■ The problem: Copy each line where the word "with" occurs.

◆ ◆ ◆ ◆ ◆ ◆ ◆

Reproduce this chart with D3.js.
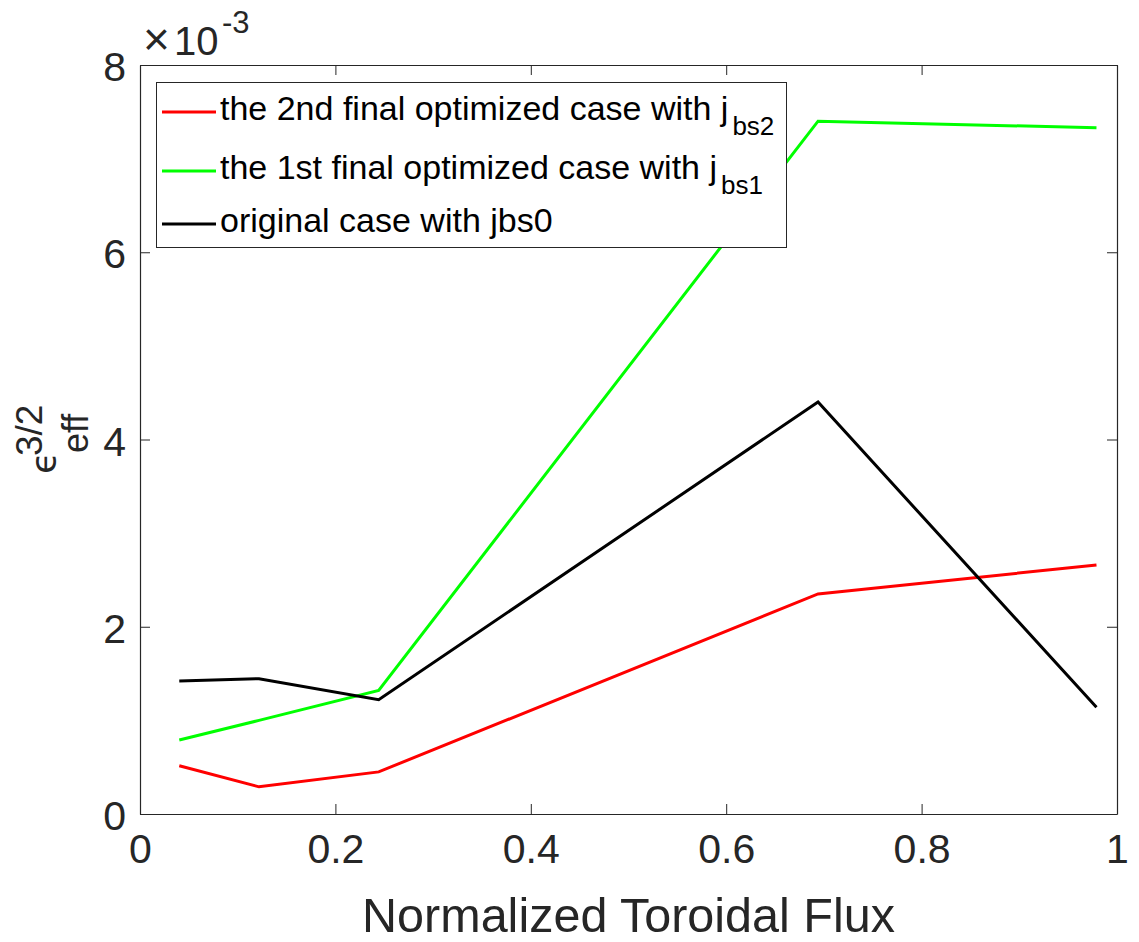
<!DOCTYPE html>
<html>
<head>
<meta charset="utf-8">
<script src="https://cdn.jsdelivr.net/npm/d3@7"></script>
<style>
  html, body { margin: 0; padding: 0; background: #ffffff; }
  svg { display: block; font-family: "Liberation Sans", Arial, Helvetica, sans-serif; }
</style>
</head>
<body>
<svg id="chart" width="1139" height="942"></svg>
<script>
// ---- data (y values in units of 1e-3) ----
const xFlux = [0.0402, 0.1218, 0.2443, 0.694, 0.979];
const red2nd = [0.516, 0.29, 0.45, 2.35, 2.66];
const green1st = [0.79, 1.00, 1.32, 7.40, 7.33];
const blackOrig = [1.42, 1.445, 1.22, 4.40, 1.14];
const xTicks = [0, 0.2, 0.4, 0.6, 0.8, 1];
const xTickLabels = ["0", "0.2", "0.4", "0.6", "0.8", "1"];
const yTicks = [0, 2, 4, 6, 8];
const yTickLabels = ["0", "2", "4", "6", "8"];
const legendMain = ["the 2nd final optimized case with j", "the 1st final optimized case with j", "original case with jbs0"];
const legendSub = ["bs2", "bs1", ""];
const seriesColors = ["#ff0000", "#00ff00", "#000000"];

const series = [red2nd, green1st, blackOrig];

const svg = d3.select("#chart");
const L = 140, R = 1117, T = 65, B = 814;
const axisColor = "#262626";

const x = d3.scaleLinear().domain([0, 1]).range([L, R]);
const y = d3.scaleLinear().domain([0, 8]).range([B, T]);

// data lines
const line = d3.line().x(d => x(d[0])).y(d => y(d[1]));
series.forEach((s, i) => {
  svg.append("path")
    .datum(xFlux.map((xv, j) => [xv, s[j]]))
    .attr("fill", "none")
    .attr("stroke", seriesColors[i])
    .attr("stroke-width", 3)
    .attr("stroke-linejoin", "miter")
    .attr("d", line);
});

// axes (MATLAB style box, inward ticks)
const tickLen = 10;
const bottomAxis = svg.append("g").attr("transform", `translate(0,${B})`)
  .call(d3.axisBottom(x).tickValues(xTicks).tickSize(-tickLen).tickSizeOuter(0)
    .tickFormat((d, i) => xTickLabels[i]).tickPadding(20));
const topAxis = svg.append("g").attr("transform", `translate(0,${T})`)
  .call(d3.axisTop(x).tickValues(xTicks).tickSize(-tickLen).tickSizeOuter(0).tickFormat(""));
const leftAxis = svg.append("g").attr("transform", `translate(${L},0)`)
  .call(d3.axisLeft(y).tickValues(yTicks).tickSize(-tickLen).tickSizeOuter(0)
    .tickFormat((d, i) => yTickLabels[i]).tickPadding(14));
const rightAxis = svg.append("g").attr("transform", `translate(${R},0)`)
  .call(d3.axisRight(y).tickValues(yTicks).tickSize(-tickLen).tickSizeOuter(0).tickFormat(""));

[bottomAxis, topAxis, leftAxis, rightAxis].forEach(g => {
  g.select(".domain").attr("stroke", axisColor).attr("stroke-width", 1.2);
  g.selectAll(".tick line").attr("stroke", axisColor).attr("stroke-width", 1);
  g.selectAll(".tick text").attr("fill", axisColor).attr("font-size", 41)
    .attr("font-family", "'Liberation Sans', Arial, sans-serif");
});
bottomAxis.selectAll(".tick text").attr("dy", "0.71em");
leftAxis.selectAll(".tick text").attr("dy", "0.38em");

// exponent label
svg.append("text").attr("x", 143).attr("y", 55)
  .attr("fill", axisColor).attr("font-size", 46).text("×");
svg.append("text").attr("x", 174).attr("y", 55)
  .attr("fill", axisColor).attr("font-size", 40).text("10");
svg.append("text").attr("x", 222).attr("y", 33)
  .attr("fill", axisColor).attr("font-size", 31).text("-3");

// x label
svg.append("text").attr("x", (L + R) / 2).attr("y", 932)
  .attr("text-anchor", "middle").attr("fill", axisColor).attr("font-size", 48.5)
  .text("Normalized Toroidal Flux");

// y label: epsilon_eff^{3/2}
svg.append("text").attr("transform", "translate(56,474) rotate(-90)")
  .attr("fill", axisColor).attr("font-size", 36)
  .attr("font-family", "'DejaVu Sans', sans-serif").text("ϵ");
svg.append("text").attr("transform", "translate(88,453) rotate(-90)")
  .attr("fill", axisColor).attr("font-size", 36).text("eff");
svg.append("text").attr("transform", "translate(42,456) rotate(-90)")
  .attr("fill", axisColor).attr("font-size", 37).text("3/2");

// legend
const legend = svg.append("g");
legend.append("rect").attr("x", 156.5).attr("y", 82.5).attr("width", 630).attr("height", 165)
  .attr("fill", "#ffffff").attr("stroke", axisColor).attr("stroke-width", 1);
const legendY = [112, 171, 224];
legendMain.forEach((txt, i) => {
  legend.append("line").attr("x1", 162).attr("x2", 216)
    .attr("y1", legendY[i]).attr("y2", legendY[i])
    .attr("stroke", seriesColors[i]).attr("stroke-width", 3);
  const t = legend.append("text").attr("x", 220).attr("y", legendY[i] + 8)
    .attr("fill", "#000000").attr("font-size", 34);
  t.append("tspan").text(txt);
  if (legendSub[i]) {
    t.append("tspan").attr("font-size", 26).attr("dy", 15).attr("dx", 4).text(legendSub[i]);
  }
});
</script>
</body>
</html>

◆ ◆ ◆ ◆ ◆ ◆ ◆

■ Full answer:
Reproduce this chart with D3.js.
const legendMain = ["the 2nd final optimized case with j", "the 1st final optimized case with j", "original case with jbs0"];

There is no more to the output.